<<<<

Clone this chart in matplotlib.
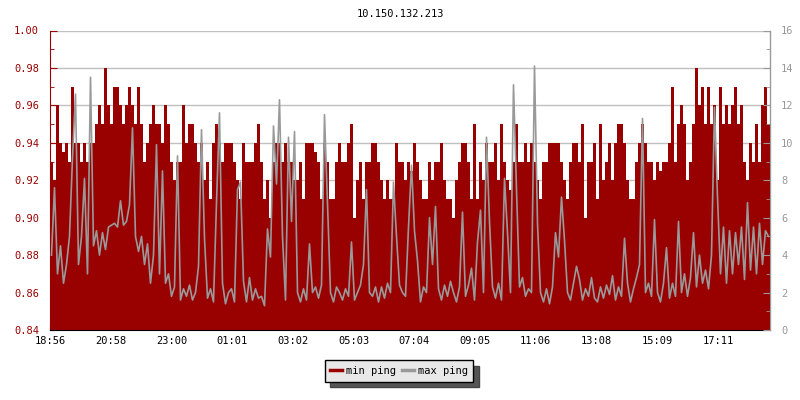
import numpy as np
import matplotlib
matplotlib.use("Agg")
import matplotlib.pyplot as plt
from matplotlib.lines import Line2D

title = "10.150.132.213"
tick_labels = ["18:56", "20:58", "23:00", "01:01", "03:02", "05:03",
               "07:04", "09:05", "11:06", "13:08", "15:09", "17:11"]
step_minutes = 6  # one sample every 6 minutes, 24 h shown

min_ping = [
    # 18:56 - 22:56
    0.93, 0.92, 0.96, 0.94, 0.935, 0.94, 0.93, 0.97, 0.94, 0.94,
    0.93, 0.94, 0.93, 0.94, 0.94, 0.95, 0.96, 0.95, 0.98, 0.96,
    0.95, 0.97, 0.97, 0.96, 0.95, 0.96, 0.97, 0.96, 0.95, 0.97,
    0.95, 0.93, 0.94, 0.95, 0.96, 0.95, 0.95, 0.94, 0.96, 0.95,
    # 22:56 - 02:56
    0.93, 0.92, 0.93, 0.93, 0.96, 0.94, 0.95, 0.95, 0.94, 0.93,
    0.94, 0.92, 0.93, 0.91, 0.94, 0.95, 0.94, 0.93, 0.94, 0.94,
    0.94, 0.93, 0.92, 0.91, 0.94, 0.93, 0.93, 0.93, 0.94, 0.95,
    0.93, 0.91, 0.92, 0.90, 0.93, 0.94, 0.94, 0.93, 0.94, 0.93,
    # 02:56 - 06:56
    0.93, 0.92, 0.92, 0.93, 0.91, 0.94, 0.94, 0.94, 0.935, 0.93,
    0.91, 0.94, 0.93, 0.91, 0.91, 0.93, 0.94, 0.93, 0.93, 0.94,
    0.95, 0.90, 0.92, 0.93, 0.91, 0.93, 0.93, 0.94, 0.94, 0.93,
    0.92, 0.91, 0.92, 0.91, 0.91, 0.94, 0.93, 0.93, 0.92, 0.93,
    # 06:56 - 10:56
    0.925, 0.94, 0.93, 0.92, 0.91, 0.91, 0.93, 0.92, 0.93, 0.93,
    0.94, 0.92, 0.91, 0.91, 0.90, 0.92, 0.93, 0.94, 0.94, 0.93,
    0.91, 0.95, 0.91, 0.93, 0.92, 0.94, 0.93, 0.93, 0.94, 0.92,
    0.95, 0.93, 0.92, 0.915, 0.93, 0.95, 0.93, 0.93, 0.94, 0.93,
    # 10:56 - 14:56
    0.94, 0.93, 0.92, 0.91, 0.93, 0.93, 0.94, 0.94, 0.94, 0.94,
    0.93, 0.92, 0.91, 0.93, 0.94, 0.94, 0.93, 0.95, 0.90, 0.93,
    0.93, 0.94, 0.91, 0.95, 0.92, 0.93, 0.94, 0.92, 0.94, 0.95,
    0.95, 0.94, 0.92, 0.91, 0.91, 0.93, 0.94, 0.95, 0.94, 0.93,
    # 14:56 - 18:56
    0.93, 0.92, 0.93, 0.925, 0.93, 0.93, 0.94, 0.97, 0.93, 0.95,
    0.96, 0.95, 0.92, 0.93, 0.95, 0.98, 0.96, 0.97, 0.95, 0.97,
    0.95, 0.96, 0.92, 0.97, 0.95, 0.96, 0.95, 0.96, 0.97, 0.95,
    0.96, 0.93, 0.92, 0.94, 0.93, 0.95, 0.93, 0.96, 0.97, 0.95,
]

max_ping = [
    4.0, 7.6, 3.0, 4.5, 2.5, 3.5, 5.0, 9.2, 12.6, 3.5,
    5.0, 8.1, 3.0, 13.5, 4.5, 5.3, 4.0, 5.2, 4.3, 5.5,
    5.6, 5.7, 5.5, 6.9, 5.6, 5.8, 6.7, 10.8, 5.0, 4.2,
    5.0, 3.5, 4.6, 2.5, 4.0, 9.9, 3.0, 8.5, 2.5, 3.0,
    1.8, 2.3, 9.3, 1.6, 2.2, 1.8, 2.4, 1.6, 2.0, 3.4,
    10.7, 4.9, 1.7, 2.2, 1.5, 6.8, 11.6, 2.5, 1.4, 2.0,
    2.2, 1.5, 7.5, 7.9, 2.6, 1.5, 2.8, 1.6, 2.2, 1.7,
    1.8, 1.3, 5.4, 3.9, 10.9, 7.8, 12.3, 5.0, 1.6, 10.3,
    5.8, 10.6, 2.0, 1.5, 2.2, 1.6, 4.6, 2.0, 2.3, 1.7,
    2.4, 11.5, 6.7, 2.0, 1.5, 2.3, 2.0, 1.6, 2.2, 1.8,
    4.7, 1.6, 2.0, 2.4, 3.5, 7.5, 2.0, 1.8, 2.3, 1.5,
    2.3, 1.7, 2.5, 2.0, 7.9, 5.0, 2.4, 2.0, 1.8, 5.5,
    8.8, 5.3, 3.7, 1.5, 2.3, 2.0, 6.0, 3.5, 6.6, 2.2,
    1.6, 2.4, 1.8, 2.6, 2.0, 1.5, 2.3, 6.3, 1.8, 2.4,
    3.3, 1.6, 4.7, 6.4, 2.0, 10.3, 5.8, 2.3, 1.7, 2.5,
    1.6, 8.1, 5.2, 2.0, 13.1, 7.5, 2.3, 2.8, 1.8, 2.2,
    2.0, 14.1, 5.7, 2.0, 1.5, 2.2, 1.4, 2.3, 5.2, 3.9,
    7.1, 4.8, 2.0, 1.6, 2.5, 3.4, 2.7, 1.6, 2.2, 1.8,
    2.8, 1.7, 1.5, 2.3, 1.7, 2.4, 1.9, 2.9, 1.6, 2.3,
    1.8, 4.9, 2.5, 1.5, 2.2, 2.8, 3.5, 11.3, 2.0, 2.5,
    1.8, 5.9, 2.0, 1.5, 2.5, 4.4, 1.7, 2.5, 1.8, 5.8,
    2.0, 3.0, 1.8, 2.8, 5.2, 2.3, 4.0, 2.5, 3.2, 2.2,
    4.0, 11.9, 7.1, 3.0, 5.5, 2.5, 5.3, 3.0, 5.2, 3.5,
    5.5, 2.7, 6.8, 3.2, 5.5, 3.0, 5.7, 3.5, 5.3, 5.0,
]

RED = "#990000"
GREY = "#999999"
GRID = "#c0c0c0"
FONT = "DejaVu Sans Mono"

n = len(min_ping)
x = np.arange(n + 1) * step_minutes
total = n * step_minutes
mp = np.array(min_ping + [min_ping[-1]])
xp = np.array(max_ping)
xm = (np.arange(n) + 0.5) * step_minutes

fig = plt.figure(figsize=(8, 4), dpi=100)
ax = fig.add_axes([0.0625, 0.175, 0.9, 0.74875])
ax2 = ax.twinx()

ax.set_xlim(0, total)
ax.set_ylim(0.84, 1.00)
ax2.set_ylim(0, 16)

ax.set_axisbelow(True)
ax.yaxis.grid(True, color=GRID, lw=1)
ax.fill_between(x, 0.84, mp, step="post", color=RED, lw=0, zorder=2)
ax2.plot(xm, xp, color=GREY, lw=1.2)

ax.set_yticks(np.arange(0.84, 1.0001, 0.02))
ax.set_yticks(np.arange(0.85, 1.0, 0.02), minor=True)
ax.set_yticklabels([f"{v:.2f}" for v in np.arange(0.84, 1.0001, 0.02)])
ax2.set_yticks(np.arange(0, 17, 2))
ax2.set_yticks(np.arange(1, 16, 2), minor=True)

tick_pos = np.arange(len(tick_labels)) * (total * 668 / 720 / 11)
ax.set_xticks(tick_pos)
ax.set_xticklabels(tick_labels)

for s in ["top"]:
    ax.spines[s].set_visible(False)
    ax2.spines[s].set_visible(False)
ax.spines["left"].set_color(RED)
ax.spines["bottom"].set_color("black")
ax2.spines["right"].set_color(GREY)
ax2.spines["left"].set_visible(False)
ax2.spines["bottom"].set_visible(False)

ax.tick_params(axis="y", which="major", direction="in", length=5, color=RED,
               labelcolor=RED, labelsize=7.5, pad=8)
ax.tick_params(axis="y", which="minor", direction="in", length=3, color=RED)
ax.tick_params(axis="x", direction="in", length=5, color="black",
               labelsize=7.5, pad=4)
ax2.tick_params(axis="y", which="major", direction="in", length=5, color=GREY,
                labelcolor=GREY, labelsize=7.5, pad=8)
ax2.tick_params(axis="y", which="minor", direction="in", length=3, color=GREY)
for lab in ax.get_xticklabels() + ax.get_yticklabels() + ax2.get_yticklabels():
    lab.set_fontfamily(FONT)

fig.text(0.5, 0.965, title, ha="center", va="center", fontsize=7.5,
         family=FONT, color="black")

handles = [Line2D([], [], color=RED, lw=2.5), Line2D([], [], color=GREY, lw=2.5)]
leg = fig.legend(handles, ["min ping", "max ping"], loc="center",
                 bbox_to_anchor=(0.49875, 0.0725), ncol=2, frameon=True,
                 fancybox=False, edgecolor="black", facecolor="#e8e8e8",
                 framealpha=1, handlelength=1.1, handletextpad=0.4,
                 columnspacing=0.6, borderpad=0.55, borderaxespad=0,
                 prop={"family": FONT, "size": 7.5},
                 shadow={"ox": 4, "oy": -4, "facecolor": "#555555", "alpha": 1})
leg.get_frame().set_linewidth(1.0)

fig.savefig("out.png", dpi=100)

>>>>

→ **Task**
The lines from the start of the data through the line that contains "from matplotlib.lines import Line2D" are to be returned exactly, please, with both ends included and every picture left out.

→ **Expected answer**
Clone this chart in matplotlib.
import numpy as np
import matplotlib
matplotlib.use("Agg")
import matplotlib.pyplot as plt
from matplotlib.lines import Line2D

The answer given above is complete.